» **WORK INSTRUCTIONS**
Up to and including the line with "d3.scaleLinear().domain([0, 140000]).range([mBottom, mTop]);", write out the listing from its first line, minus the pictures.

» **SUPPLIED DATA**
_ _ _

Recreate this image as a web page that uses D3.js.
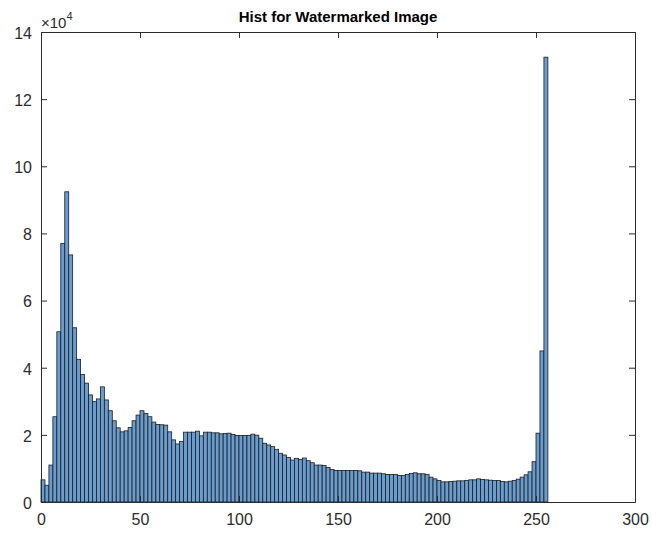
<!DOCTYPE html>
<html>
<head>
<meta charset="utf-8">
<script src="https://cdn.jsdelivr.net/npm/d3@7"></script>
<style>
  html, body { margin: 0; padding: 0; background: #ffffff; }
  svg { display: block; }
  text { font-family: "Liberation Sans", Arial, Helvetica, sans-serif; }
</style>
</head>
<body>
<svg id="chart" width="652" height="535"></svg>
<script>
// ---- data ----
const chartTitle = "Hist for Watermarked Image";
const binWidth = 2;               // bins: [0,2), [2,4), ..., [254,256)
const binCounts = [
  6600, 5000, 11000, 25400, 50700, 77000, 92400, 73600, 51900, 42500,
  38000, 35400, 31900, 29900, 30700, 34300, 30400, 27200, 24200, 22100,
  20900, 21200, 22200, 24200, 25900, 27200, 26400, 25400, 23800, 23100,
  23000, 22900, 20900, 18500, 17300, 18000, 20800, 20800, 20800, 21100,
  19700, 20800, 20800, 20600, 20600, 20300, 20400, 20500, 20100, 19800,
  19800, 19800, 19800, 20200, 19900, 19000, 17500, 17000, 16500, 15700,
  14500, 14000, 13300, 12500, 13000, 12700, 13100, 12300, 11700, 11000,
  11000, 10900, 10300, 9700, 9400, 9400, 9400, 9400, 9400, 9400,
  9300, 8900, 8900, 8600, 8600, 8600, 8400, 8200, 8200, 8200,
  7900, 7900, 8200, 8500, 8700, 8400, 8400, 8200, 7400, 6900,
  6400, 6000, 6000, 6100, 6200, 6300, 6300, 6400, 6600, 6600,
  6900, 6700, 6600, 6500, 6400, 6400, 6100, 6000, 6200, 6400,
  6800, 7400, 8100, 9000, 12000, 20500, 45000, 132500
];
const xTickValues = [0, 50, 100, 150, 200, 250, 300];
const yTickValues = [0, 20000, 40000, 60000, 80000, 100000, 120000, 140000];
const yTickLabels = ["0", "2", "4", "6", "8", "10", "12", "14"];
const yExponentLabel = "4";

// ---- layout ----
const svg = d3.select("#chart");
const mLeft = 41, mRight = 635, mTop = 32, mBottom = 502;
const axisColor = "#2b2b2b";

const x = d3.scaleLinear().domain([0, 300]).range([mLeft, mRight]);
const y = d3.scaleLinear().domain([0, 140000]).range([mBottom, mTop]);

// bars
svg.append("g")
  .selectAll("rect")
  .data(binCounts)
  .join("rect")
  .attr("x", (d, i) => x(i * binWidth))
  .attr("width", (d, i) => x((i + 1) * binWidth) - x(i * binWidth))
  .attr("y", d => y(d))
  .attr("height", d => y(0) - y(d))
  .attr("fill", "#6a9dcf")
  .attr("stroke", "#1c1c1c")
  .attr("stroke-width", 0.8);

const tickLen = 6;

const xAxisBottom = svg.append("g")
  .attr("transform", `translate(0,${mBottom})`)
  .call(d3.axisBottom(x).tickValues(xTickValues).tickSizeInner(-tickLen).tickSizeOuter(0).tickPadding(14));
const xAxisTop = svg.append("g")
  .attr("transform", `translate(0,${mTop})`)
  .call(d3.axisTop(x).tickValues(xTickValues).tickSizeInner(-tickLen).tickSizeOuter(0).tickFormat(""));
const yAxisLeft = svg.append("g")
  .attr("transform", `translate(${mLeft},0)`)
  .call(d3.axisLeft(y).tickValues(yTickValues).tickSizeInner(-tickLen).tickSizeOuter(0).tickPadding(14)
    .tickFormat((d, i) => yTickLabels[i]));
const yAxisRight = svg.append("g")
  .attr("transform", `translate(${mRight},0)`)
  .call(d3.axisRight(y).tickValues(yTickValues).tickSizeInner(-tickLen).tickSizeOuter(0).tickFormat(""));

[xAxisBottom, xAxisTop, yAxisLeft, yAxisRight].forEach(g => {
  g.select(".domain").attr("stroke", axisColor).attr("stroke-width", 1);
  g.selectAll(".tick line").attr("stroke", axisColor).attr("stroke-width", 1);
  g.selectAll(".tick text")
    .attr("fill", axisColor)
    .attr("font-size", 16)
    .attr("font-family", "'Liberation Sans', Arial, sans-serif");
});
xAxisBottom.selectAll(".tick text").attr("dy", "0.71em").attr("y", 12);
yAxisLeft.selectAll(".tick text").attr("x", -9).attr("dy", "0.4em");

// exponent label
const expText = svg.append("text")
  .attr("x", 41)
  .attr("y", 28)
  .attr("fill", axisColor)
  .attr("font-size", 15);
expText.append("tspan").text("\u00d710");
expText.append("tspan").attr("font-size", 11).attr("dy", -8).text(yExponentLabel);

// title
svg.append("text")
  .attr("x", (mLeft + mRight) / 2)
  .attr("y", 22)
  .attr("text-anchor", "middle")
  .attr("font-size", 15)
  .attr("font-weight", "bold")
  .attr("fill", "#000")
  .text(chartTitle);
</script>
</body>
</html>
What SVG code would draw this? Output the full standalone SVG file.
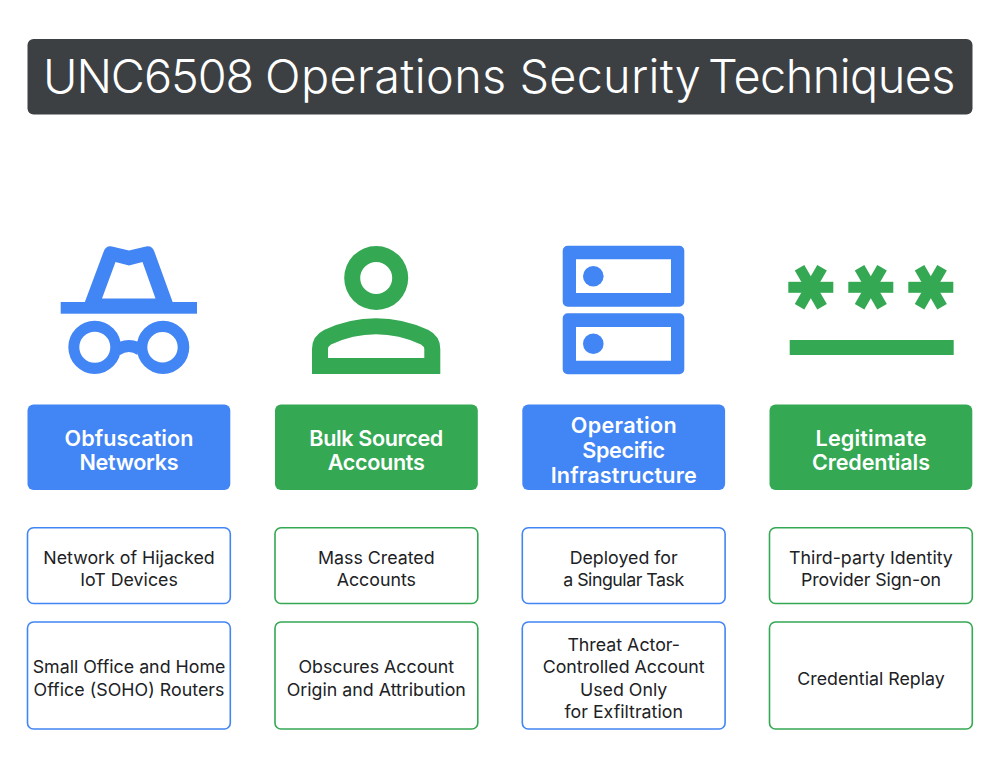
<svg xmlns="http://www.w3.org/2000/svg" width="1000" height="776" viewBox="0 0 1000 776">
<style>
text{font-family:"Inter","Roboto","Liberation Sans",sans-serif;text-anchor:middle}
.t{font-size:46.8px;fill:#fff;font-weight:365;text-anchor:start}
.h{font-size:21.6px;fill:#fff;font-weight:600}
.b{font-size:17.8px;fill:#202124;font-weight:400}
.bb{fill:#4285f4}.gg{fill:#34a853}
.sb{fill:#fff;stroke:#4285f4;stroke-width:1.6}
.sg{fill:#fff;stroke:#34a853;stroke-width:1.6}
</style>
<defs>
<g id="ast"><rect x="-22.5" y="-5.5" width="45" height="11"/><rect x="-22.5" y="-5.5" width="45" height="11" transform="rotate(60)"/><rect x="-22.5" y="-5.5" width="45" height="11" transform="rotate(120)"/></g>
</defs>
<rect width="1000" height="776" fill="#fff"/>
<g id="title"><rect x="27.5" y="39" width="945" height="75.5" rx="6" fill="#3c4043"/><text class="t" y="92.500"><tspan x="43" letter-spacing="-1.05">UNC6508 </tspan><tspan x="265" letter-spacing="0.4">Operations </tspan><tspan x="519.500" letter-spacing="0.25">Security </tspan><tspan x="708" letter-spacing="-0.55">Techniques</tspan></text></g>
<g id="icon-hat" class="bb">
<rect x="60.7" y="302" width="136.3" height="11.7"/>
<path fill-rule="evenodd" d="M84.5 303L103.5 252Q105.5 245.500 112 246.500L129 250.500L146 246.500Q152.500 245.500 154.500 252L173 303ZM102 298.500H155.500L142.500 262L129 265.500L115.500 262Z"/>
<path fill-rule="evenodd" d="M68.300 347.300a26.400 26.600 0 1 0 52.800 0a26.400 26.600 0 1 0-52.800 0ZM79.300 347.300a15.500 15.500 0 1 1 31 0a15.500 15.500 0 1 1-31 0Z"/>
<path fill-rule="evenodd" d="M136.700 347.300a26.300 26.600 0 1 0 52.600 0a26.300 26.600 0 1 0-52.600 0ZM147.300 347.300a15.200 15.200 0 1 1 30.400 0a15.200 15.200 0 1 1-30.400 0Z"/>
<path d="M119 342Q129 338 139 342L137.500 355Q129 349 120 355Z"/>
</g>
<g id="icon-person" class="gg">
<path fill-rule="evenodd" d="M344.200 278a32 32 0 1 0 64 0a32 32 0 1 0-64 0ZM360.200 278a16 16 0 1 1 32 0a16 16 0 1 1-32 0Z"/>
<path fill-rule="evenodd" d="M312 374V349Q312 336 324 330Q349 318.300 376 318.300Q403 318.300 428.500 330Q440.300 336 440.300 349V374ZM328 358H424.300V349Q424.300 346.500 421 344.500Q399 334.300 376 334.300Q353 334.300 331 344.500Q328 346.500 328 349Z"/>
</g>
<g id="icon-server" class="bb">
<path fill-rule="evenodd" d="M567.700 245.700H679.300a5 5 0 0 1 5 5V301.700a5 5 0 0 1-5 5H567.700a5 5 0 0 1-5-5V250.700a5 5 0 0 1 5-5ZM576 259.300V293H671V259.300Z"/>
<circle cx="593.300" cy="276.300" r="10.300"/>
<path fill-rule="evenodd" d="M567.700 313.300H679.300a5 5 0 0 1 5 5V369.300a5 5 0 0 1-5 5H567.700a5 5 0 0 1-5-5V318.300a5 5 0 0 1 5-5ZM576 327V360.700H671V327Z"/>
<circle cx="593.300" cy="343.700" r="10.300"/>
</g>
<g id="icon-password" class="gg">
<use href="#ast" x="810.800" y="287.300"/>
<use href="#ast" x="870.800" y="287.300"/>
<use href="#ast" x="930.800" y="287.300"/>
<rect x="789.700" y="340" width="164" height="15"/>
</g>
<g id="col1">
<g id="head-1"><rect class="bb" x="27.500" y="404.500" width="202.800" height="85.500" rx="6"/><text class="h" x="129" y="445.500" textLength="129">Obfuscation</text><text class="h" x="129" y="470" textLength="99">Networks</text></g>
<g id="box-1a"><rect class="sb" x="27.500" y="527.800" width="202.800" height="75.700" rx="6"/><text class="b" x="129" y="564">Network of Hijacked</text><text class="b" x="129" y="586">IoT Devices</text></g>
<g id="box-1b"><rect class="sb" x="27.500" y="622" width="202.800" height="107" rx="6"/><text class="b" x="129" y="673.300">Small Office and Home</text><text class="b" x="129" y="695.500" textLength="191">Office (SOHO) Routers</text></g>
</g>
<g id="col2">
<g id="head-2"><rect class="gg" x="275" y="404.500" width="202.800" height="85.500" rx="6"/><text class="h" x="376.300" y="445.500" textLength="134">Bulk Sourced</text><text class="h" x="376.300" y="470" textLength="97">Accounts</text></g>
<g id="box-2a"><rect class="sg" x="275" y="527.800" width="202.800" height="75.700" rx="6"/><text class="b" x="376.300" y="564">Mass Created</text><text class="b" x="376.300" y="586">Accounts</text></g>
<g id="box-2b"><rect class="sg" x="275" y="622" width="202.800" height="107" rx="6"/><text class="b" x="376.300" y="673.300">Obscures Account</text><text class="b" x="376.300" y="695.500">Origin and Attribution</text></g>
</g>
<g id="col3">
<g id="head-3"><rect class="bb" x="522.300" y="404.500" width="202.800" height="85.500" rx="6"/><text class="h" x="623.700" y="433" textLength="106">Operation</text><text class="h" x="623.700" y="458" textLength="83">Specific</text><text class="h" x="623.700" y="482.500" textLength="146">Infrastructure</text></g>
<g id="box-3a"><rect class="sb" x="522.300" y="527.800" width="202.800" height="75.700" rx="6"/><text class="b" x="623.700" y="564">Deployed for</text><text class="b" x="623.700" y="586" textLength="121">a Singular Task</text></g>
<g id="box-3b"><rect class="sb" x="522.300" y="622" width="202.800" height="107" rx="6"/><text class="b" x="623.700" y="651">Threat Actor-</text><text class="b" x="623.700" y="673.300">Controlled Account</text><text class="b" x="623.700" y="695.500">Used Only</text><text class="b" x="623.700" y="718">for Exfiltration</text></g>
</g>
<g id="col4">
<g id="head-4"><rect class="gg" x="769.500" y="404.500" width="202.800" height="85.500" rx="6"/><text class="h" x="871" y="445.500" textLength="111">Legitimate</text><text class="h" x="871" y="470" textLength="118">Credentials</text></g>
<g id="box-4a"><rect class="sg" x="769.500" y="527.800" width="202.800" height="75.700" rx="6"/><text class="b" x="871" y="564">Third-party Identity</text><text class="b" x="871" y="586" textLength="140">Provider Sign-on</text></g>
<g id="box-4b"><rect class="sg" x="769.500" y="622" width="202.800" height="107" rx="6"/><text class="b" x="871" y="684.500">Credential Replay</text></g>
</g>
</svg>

_ _ _

» **FULL OUTPUT**
Recreate this image as a web page that uses D3.js.
<!DOCTYPE html>
<html>
<head>
<meta charset="utf-8">
<script src="https://cdn.jsdelivr.net/npm/d3@7"></script>
<style>
  html, body { margin: 0; padding: 0; background: #ffffff; }
  svg { display: block; }
  text { font-family: "Liberation Sans", Arial, Helvetica, sans-serif; }
</style>
</head>
<body>
<svg id="chart" width="652" height="535"></svg>
<script>
// ---- data ----
const chartTitle = "Hist for Watermarked Image";
const binWidth = 2;               // bins: [0,2), [2,4), ..., [254,256)
const binCounts = [
  6600, 5000, 11000, 25400, 50700, 77000, 92400, 73600, 51900, 42500,
  38000, 35400, 31900, 29900, 30700, 34300, 30400, 27200, 24200, 22100,
  20900, 21200, 22200, 24200, 25900, 27200, 26400, 25400, 23800, 23100,
  23000, 22900, 20900, 18500, 17300, 18000, 20800, 20800, 20800, 21100,
  19700, 20800, 20800, 20600, 20600, 20300, 20400, 20500, 20100, 19800,
  19800, 19800, 19800, 20200, 19900, 19000, 17500, 17000, 16500, 15700,
  14500, 14000, 13300, 12500, 13000, 12700, 13100, 12300, 11700, 11000,
  11000, 10900, 10300, 9700, 9400, 9400, 9400, 9400, 9400, 9400,
  9300, 8900, 8900, 8600, 8600, 8600, 8400, 8200, 8200, 8200,
  7900, 7900, 8200, 8500, 8700, 8400, 8400, 8200, 7400, 6900,
  6400, 6000, 6000, 6100, 6200, 6300, 6300, 6400, 6600, 6600,
  6900, 6700, 6600, 6500, 6400, 6400, 6100, 6000, 6200, 6400,
  6800, 7400, 8100, 9000, 12000, 20500, 45000, 132500
];
const xTickValues = [0, 50, 100, 150, 200, 250, 300];
const yTickValues = [0, 20000, 40000, 60000, 80000, 100000, 120000, 140000];
const yTickLabels = ["0", "2", "4", "6", "8", "10", "12", "14"];
const yExponentLabel = "4";

// ---- layout ----
const svg = d3.select("#chart");
const mLeft = 41, mRight = 635, mTop = 32, mBottom = 502;
const axisColor = "#2b2b2b";

const x = d3.scaleLinear().domain([0, 300]).range([mLeft, mRight]);
const y = d3.scaleLinear().domain([0, 140000]).range([mBottom, mTop]);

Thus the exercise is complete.